Fouad Siniora a également comparé les barrages établis par les miliciens du Hezbollah dans les rues de Beyrouth-Ouest notamment le long de la route qui mène à l'aéroport de la capitale aux barrages établis par les Israéliens en Cisjordanie. En fait, le Hezbollah mène une guerre contre l'Etat et contre tous les citoyens libanais, a encore ajouté le Premier ministre du Liban. Voilà pour les amabilités.

Reste que concernant le réseau téléphonique du parti de Dieu que le gouvernement voudrait voir démantelé, il n'en est plus question pour le moment. C'est donc une volonté d'appaisement. Mais pour autant les choses ne sont pas simples.

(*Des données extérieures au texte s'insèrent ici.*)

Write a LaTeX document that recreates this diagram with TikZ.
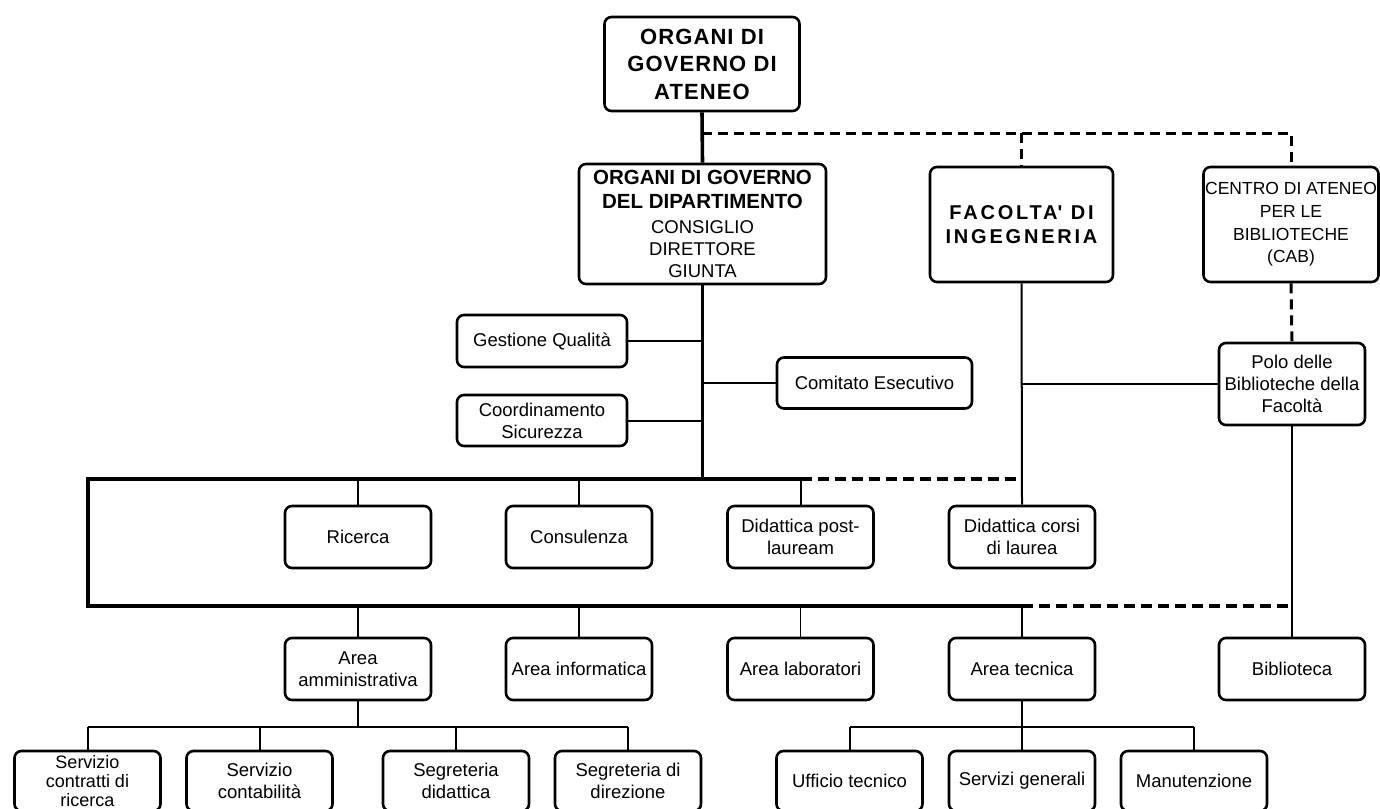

Le Premier ministre affirme rechercher une solution politique et demande au Parti de Dieu de retirer tous les hommes en armes des rues et d'accepter l'élection immédiate d'un nouveau président de la République.

La première exigence pourrait être facilement appliquée. En revanche, la seconde n'est pas évidente. En échange, le Hezbollah demande notamment une minorité de blocage pour l'opposition au sein du gouvernement. Or sur cette question, on est toujours loin d'un compromis. Le gouvernement en revanche, a fini par accepter qu'une nouvelle loi électorale soit mise au point.

Choses vues avec notre correspondante à Beyrouth, Diane Galliot

Beyrouth ressemble à une ville en état de siège. Partout dans la ville, il y a les restes des affrontements de ces derniers jours - tout a commencé mercredi - partout aux carrefours stratégiques ; en fait, un peu sur le tracé de l’ancienne ligne verte, cette ligne de démarcation, qui, pendant la guerre civile, séparait les quartiers chrétiens des quartiers musulmans, il y a des poubelles brûlées, des restes de pneus calcinés, des carcasses de voitures. Et puis dans les quartiers de Beyrouth-Ouest, des vitrines brisées, des impacts de balles un peu partout. On entendait quand même encore quelques tirs sporadiques ; un peu moins ce samedi matin, mais on savait que ce calme risquait de ne pas durer.

Il fallait aussi enterrer les victimes de vendredi. Il y a donc eu des obsèques samedi matin et l’une de ces cérémonies a tourné au bain de sang. Cela s’est passé justement dans ce quartier de Beyrouth-Ouest, un quartier musulman. Des partisans de la majorité commençaient à scander des slogans hostiles au Hezbollah, lors des funérailles de l’un des leurs qui avait été tué la veille dans ces combats de rue. Un homme du Hezbollah, apparemment seul et sans doute en colère – cela semble être un acte isolé – s’est mis à mitrailler la foule : il y a 6 morts, plus d’une trentaine de blessés, un bilan encore provisoire parce que certains de ces blessés sont grièvement atteints. Sans doute un événement isolé, mais toutes les conséquences possibles sont envisageables...

Quasiment au même moment, il y avait à Tripoli, au nord du Liban,  – près de la ville de Halba – des combats, des batailles rangées entre les partisans des deux camps. Ces partisans du Courant du Futur, le parti du leader sunnite de la majorité Saad Hariri, qui ont pris d’assaut la localité de Halba, chef-lieu du Akkar. Un assaut contre le Parti social nationaliste syrien, le parti laïc libanais qui est dans l’opposition. Cette fois, ce ne sont ni le Hezbollah, ni le parti Amal, les partis chiites, qui sont en cause. Pour le moment, le bilan est de 14 morts, dont des civils, et plusieurs blessés. Par ailleurs, on a entendu aussi des tirs à l’arme lourde à la mi-journée, à Idbil, une autre localité du Akkar. A Tripoli, également, une permanence du parti Baas libanais a été incendiée. Depuis, il y a des combats dans la ville.

Mais que font les diplomates ?

Pour ce qui est de la diplomatie, elle s’active, pour l’instant sans résultats. Du côté de Beyrouth et du côté des Libanais, on doute beaucoup de ce qui peut advenir de cette diplomatie, qu’elle soit occidentale ou arabe, puisque pour le moment, elle n’a rien donné. Il y a eu – je vous le rappelle – une médiation européenne pour tenter de sortir de cette crise politique. Elle a duré quelques mois, à l’automne. La Ligue arabe a pris le relais, mais toujours sans résultats.

Il faut aussi savoir que les diplomates ne peuvent pas venir à Beyrouth. Il y a une délégation saoudienne qui est arrivée au Liban, samedi et qui aurait été refoulée par des combattants à la frontière syrienne. Pour résumer, du côté du Liban en tout cas, il y a beaucoup de doutes sur les possibilités de médiation. Il y a tout de même dimanche la réunion de la Ligue arabe, réunion ministérielle extraordinaire. Et puis, les Occidentaux, notamment les Européens, ont réaffirmé leur volonté de soutenir le gouvernement de Fouad Siniora, mais de soutenir surtout les efforts de paix.